A meta-analysis is a statistical technique whereby results from several studies are combined to derive a single estimate on the association or effect of a particular treatment on an outcome. The advantage to this approach is that by combining multiple studies, the estimate is statistically stronger than the results of any one given study. This technique is frequently used in nutrition research and can be applied to results generated from observational or clinical intervention studies.
Over the past 15 years, several prospective cohort studies (a type of observational study) have evaluated associations between dietary patterns and risk of chronic disease. Egg consumption, in particular, has been of interest given the cholesterol content of eggs (186 mg of cholesterol per large egg). Shin et al. recently conducted a meta-analysis on results from these prospective cohort studies, specifically focusing on associations between egg consumption and cardiovascular disease (CVD), mortality, and type 2 diabetes mellitus (T2DM)1. A total of 16 studies, the majority of which focused on CVD, were included in the analysis and each study tracked subjects over 6 to 20 years of follow up.
Results showed that compared to those consuming less than one egg per week, individuals in the highest intake category (≥1 egg/day) did not have a higher risk of CVD, stroke, or overall mortality. This is consistent with findings from controlled intervention studies showing that egg consumption does not adversely affect blood cholesterol levels or other biomarkers for CVD risk, such as endothelial function2-4.
Results were more surprising with respect to T2DM, particularly in light of the body of scientific evidence on eggs and health. Individuals in the highest egg consumption category were more likely to develop T2DM compared to those consuming eggs infrequently. Further, individuals with T2DM were more likely to develop CVD than those who never ate eggs or consumed them less than once per week. While there were several limitations of the study that may have influenced these results, one possible explanation for such findings may relate to how eggs are consumed in an overall diet. Research presented at the 2013 Experimental Biology meeting showed that egg intake was positively correlated with T2DM risk factors (i.e., waist circumference and body mass index) only when consumed as part of dietary patterns low in vegetables, legumes, and grains5. Other dietary patterns containing eggs were not associated with these risk factors. This calls into question the results of prior observational studies looking at egg intake and disease risk and suggests that future studies should consider not only frequency of egg consumption, but the dietary context under which they are consumed.

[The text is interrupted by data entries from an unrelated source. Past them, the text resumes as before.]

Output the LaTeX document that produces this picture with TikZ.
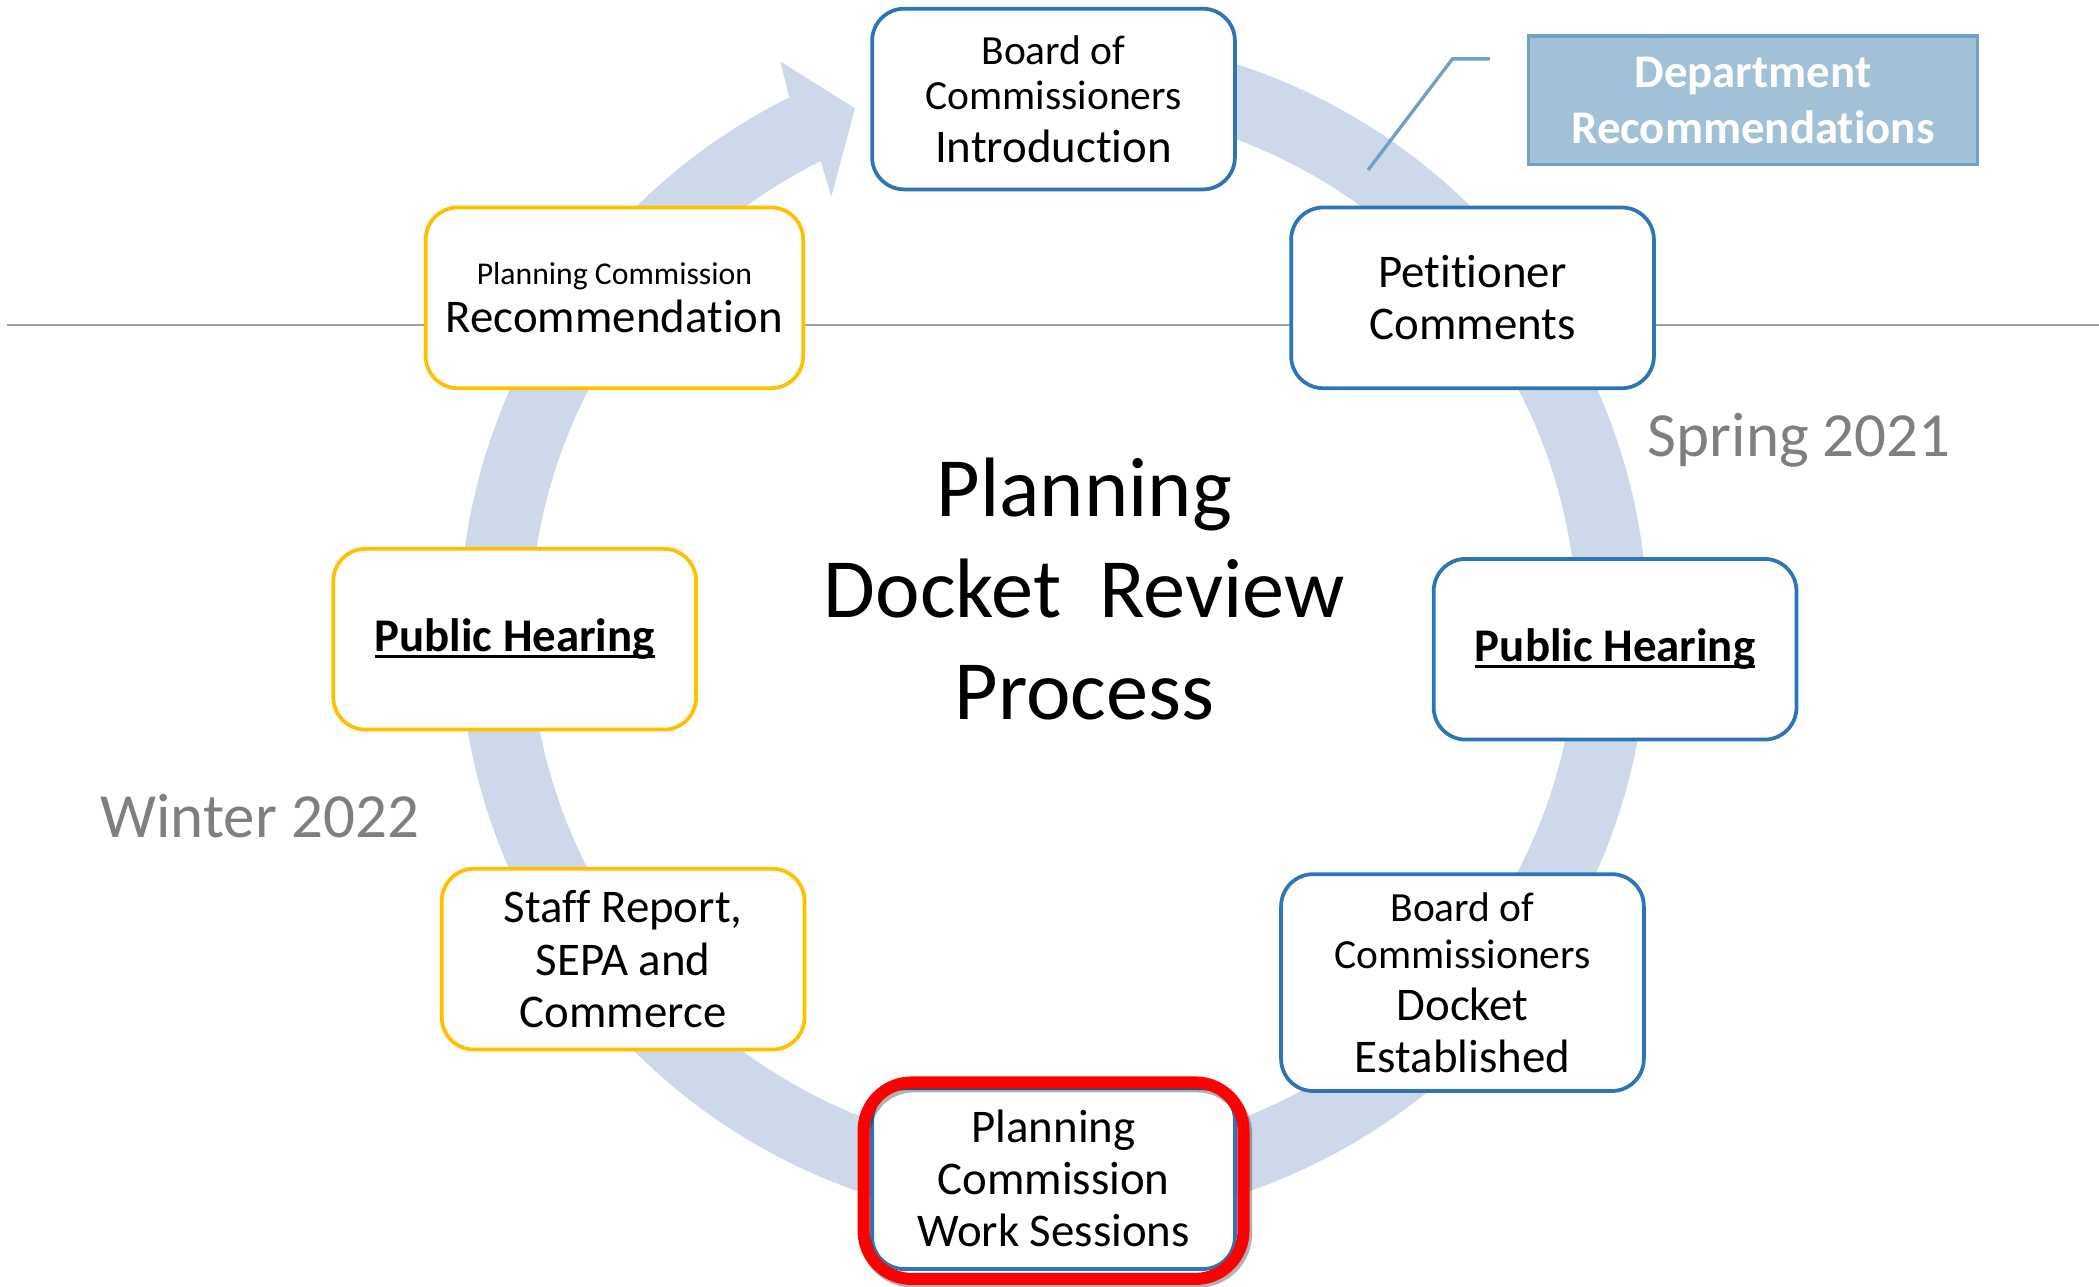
\documentclass[tikz,border=0pt]{standalone}
\usepackage{fontspec}
\setmainfont{Carlito}[Ligatures=NoCommon]
\usetikzlibrary{calc}
\definecolor{ringblue}{RGB}{205,216,234}
\definecolor{boxblue}{RGB}{46,117,182}
\definecolor{boxgold}{RGB}{255,192,0}
\definecolor{deptfill}{RGB}{162,192,214}
\definecolor{deptline}{RGB}{114,159,195}
\definecolor{seasongray}{RGB}{127,127,127}
\definecolor{dividergray}{RGB}{160,160,160}
% underline sitting just under the baseline, crossed by descenders
\newcommand\ulinetext[1]{\setbox0\hbox{#1}\rlap{\rule[-5pt]{\wd0}{2.6pt}}\box0}
\newcommand\smallline{\fontsize{31}{34}\selectfont}

\begin{document}
\begin{tikzpicture}[x=1pt,y=-1pt,
  stage/.style={draw, line width=2.8pt, rounded corners=24pt, fill=white,
    minimum width=271pt, minimum height=135pt, align=center, inner sep=0pt,
    font=\fontsize{35}{39}\selectfont},
  bluestage/.style={stage, draw=boxblue},
  goldstage/.style={stage, draw=boxgold},
  season/.style={text=seasongray, font=\fontsize{47}{56}\selectfont},
]
\useasboundingbox (0,0) rectangle (1568,961);

% circular arrow running clockwise around the centre
\coordinate (c) at (787,470.5);
\fill[ringblue] ($(c)+(-88:444)$) arc[start angle=-88, end angle=243.6, radius=444]
  -- (583,46) -- (638.7,80.9) -- (621,147)
  -- ($(c)+(243.6:391)$) arc[start angle=243.6, end angle=-88, radius=391] -- cycle;

% divider line
\coordinate (divW) at (5,243);
\coordinate (divE) at (1568,243);
\draw[dividergray, line width=1.5pt] (divW) -- (divE);

% stages
\node[bluestage] (intro) at (787,74) {{\smallline Board of}\\[-5pt]{\smallline Commissioners}\\Introduction};
\node[bluestage] (petition) at (1100,222.5) {Petitioner\\Comments};
\node[goldstage, minimum width=282pt] (pcrec) at (459,222.5)
  {{\fontsize{23.7}{28}\selectfont Planning Commission}\\[-3pt]Recommendation};
\node[goldstage] (hearingW) at (384.5,477.5) {\bfseries\ulinetext{Public Hearing}};
\node[bluestage] (hearingE) at (1206.5,485) {\bfseries\ulinetext{Public Hearing}};
\node[goldstage] (staff) at (465.5,716.5) {Staff Report,\\SEPA and\\Commerce};
\node[bluestage, minimum height=162pt] (docket) at (1092.5,734)
  {{\smallline Board of}\\[-4pt]{\smallline Commissioners}\\Docket\\Established};
\node[bluestage] (work) at (787,880.5) {Planning\\Commission\\Work Sessions};

% highlight frame around the current stage
\draw[black, opacity=0.3, line width=9pt, rounded corners=36pt]
  ($(work.north west)+(-4,0)$) rectangle ($(work.south east)+(7,8)$);
\draw[red, line width=9pt, rounded corners=36pt]
  ($(work.north west)+(-5,-3)$) rectangle ($(work.south east)+(5,6)$);

% title
\node[font=\fontsize{63}{76}\selectfont, align=center] (title) at (810,440)
  {Planning\\Docket\ \ Review\\Process};

% seasons
\node[season] (spring) at (1344,329) {Spring 2021};
\node[season] (winter) at (194,610) {Winter 2022};

% department callout
\node[draw=deptline, fill=deptfill, line width=2.5pt, minimum width=335pt,
  minimum height=96pt, text=white, align=center,
  font=\bfseries\fontsize{35}{42}\selectfont] (dept) at (1309.5,75)
  {Department\\Recommendations};
\coordinate (callA) at (1113,44);
\coordinate (callB) at (1085,44);
\coordinate (callC) at (1022,127);
\draw[deptline, line width=2.5pt] (callA) -- (callB) -- (callC);
\end{tikzpicture}
\end{document}
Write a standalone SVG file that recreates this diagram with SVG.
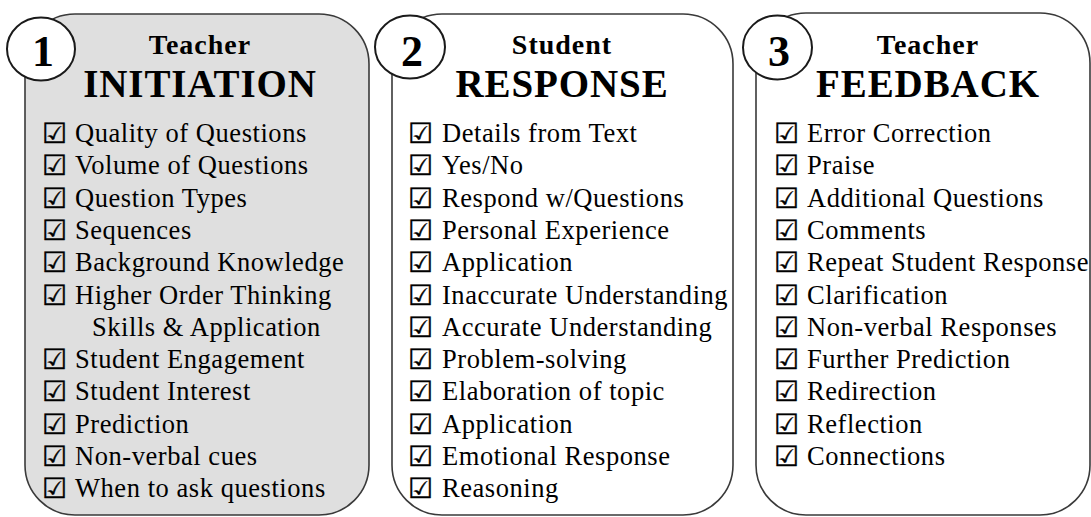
<svg xmlns="http://www.w3.org/2000/svg" width="1091" height="517" viewBox="0 0 1091 517">
  <style>
    .panel { stroke: #3a3a3a; stroke-width: 1.6; }
    .badge { fill: #ffffff; stroke: #1a1a1a; stroke-width: 2; }
    .num { font-family: "Liberation Serif", "Times New Roman", serif; font-weight: bold; font-size: 44px; fill: #000; text-anchor: middle; }
    .sub { font-family: "Liberation Serif", "Times New Roman", serif; font-weight: bold; font-size: 28px; letter-spacing: 1px; fill: #000; text-anchor: middle; }
    .title { font-family: "Liberation Serif", "Times New Roman", serif; font-weight: bold; font-size: 39px; letter-spacing: 0.9px; fill: #000; text-anchor: middle; }
    .box { font-family: "DejaVu Sans", sans-serif; font-size: 28px; fill: #000; stroke: #000; stroke-width: 0.4; }
    .item { font-family: "Liberation Serif", "Times New Roman", serif; font-size: 26.5px; letter-spacing: 0.55px; fill: #000; }
  </style>

  <!-- Panel 1: Teacher Initiation -->
  <g id="panel-initiation">
    <rect class="panel" x="25" y="14" width="344" height="501" rx="50" ry="50" fill="#dfdfdf"/>
    <ellipse class="badge" cx="41" cy="49" rx="34" ry="31.5"/>
    <text class="num" x="43" y="66">1</text>
    <text class="sub" x="200" y="54">Teacher</text>
    <text class="title" x="200" y="97">INITIATION</text>
    <g>
      <text class="box" x="42" y="143">☑</text><text class="item" x="75" y="142">Quality of Questions</text>
      <text class="box" x="42" y="175">☑</text><text class="item" x="75" y="174">Volume of Questions</text>
      <text class="box" x="42" y="208">☑</text><text class="item" x="75" y="207">Question Types</text>
      <text class="box" x="42" y="240">☑</text><text class="item" x="75" y="239">Sequences</text>
      <text class="box" x="42" y="272">☑</text><text class="item" x="75" y="271">Background Knowledge</text>
      <text class="box" x="42" y="305">☑</text><text class="item" x="75" y="304">Higher Order Thinking</text>
      <text class="item" x="92" y="336">Skills &amp; Application</text>
      <text class="box" x="42" y="369">☑</text><text class="item" x="75" y="368">Student Engagement</text>
      <text class="box" x="42" y="401">☑</text><text class="item" x="75" y="400">Student Interest</text>
      <text class="box" x="42" y="434">☑</text><text class="item" x="75" y="433">Prediction</text>
      <text class="box" x="42" y="466">☑</text><text class="item" x="75" y="465">Non-verbal cues</text>
      <text class="box" x="42" y="498">☑</text><text class="item" x="75" y="497">When to ask questions</text>
    </g>
  </g>

  <!-- Panel 2: Student Response -->
  <g id="panel-response">
    <rect class="panel" x="392" y="14" width="341" height="501" rx="50" ry="50" fill="#ffffff"/>
    <ellipse class="badge" cx="410" cy="47" rx="35" ry="31.5"/>
    <text class="num" x="412" y="66">2</text>
    <text class="sub" x="562" y="54">Student</text>
    <text class="title" x="562" y="97">RESPONSE</text>
    <g>
      <text class="box" x="408" y="143">☑</text><text class="item" x="442" y="142">Details from Text</text>
      <text class="box" x="408" y="175">☑</text><text class="item" x="442" y="174">Yes/No</text>
      <text class="box" x="408" y="208">☑</text><text class="item" x="442" y="207">Respond w/Questions</text>
      <text class="box" x="408" y="240">☑</text><text class="item" x="442" y="239">Personal Experience</text>
      <text class="box" x="408" y="272">☑</text><text class="item" x="442" y="271">Application</text>
      <text class="box" x="408" y="305">☑</text><text class="item" x="442" y="304">Inaccurate Understanding</text>
      <text class="box" x="408" y="337">☑</text><text class="item" x="442" y="336">Accurate Understanding</text>
      <text class="box" x="408" y="369">☑</text><text class="item" x="442" y="368">Problem-solving</text>
      <text class="box" x="408" y="401">☑</text><text class="item" x="442" y="400">Elaboration of topic</text>
      <text class="box" x="408" y="434">☑</text><text class="item" x="442" y="433">Application</text>
      <text class="box" x="408" y="466">☑</text><text class="item" x="442" y="465">Emotional Response</text>
      <text class="box" x="408" y="498">☑</text><text class="item" x="442" y="497">Reasoning</text>
    </g>
  </g>

  <!-- Panel 3: Teacher Feedback -->
  <g id="panel-feedback">
    <rect class="panel" x="756" y="13" width="334" height="502" rx="50" ry="50" fill="#ffffff"/>
    <ellipse class="badge" cx="777.5" cy="47.5" rx="34.5" ry="32"/>
    <text class="num" x="779" y="66">3</text>
    <text class="sub" x="928" y="54">Teacher</text>
    <text class="title" x="928" y="97">FEEDBACK</text>
    <g>
      <text class="box" x="774" y="143">☑</text><text class="item" x="807" y="142">Error Correction</text>
      <text class="box" x="774" y="175">☑</text><text class="item" x="807" y="174">Praise</text>
      <text class="box" x="774" y="208">☑</text><text class="item" x="807" y="207">Additional Questions</text>
      <text class="box" x="774" y="240">☑</text><text class="item" x="807" y="239">Comments</text>
      <text class="box" x="774" y="272">☑</text><text class="item" x="807" y="271">Repeat Student Response</text>
      <text class="box" x="774" y="305">☑</text><text class="item" x="807" y="304">Clarification</text>
      <text class="box" x="774" y="337">☑</text><text class="item" x="807" y="336">Non-verbal Responses</text>
      <text class="box" x="774" y="369">☑</text><text class="item" x="807" y="368">Further Prediction</text>
      <text class="box" x="774" y="401">☑</text><text class="item" x="807" y="400">Redirection</text>
      <text class="box" x="774" y="434">☑</text><text class="item" x="807" y="433">Reflection</text>
      <text class="box" x="774" y="466">☑</text><text class="item" x="807" y="465">Connections</text>
    </g>
  </g>
</svg>
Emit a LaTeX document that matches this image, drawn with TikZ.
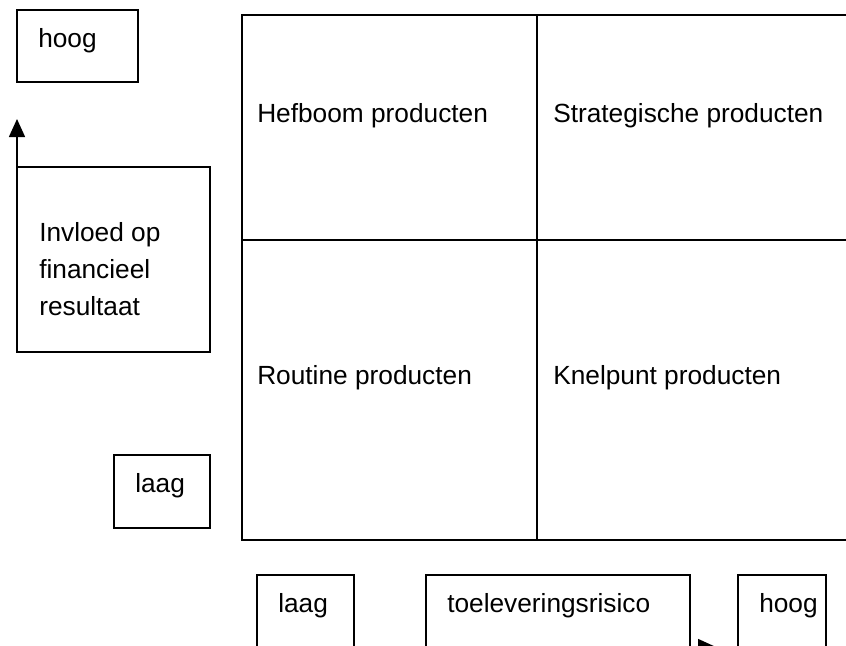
\documentclass[tikz,border=0pt]{standalone}
\usepackage{fontspec}
\setmainfont{Liberation Sans}
\usetikzlibrary{calc,arrows.meta}

\begin{document}
\begin{tikzpicture}[x=0.75pt,y=-0.75pt]

% ---------- styles ----------
\tikzset{
  box/.style ={draw=black,line width=1.1pt},
  grid/.style={draw=black,line width=1.7pt},
  lbl/.style ={anchor=base west,inner sep=0pt,align=left,
               font=\fontsize{19.7}{27.4}\selectfont},
  arr/.style ={draw=black,line width=1.1pt,-{Triangle[length=13.5pt,width=12pt]}}
}

% ---------- frame ----------
\clip (0,0) rectangle (846,646);

% ---------- coordinates ----------
% matrix
\coordinate (MTL) at (242,15);
\coordinate (MML) at (242,240);
\coordinate (MBL) at (242,540);
\coordinate (MTC) at (537,15);
\coordinate (MBC) at (537,540);
\coordinate (MTR) at (870,15);
\coordinate (MMR) at (870,240);
\coordinate (MBR) at (870,540);

% boxes (top left / bottom right)
\coordinate (hoogT1) at (17,10);   \coordinate (hoogT2) at (138,82);
\coordinate (inv1)   at (17,167);  \coordinate (inv2)   at (210,352);
\coordinate (laagL1) at (114,455); \coordinate (laagL2) at (210,528);
\coordinate (laagB1) at (257,575); \coordinate (laagB2) at (354,700);
\coordinate (toel1)  at (426,575); \coordinate (toel2)  at (690,700);
\coordinate (hoogB1) at (738,575); \coordinate (hoogB2) at (826,700);

% arrow ends
\coordinate (upTip)  at (17,119);
\coordinate (axisS)  at (354,647);
\coordinate (axisE)  at (716,647);

% ---------- matrix ----------
\draw[grid] (MTR) -- (MTL) -- (MBL) -- (MBR);
\draw[grid] (MML) -- (MMR);
\draw[grid] (MTC) -- (MBC);

% ---------- boxes ----------
\draw[box] (hoogT1) rectangle (hoogT2);
\draw[box] (inv1)   rectangle (inv2);
\draw[box] (laagL1) rectangle (laagL2);
\draw[box] (laagB1) rectangle (laagB2);
\draw[box] (toel1)  rectangle (toel2);
\draw[box] (hoogB1) rectangle (hoogB2);

% ---------- arrows ----------
\draw[arr] (inv1 |- inv2) -- (upTip);
\draw[arr] (axisS) -- (axisE);

% ---------- labels ----------
\node[lbl] (tHoogT) at (38,47)   {hoog};
% base of a multi-line node is its last line
\node[lbl] (tInv)   at (39,315)  {Invloed op\\financieel\\resultaat};
\node[lbl] (tLaagL) at (135,492) {laag};

\node[lbl] (tHef)   at (257,122) {Hefboom producten};
\node[lbl] (tStrat) at (553,122) {Strategische producten};
\node[lbl] (tRout)  at (257,384) {Routine producten};
\node[lbl] (tKnel)  at (553,384) {Knelpunt producten};

\node[lbl] (tLaagB) at (278,612) {laag};
\node[lbl] (tToel)  at (447,612) {toeleveringsrisico};
\node[lbl] (tHoogB) at (759,612) {hoog};

\end{tikzpicture}
\end{document}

As is so frequently the case in nutrition, additional studies are warranted to better understand the relationships between egg consumption and chronic disease risk.
1Shin JY, Xun P, Nakamura Y, He K. Egg consumption in relation to risk of cardiovascular disease and diabetes: a systematic review and meta-analysis. Am J Clin Nutr. 2013;98:146-59.
2Goodrow EF, Wilson TA, Houde SC, Vishwanathan R, Scollin PA, Handelman G, Nicolosi RJ. Consumption of one egg per day increases serum lutein and zeaxanthin concentrations in older adults without altering serum lipid and lipoprotein cholesterol concentrations. J Nutr. 2006;136:2519-24.
3Wenzel AJ, Gerweck C, Barbato D, Nicolosi RJ, Handelman GJ, Curran-Celentano J. A 12-wk egg intervention increases serum zeaxanthin and macular pigment optical density in women. J Nutr. 2006;136):2568-73.
4Katz DL, Evans MA, Nawaz H, Njike VY, Chan W, Comerford BP, Hoxley ML. Egg consumption and endothelial function: a randomized controlled crossover trial. Int J Cardiol. 2005;99:65-70.
5Nicklas TA, O’Neil CE, Fulgoni VL. Relationship between egg consumption patterns and nutrient intake, diet quality, weight measures, and cardiovascular risk factors (CVRF): 2001-2008 NHANES.Experimental Biology, 2013, Boston, MA.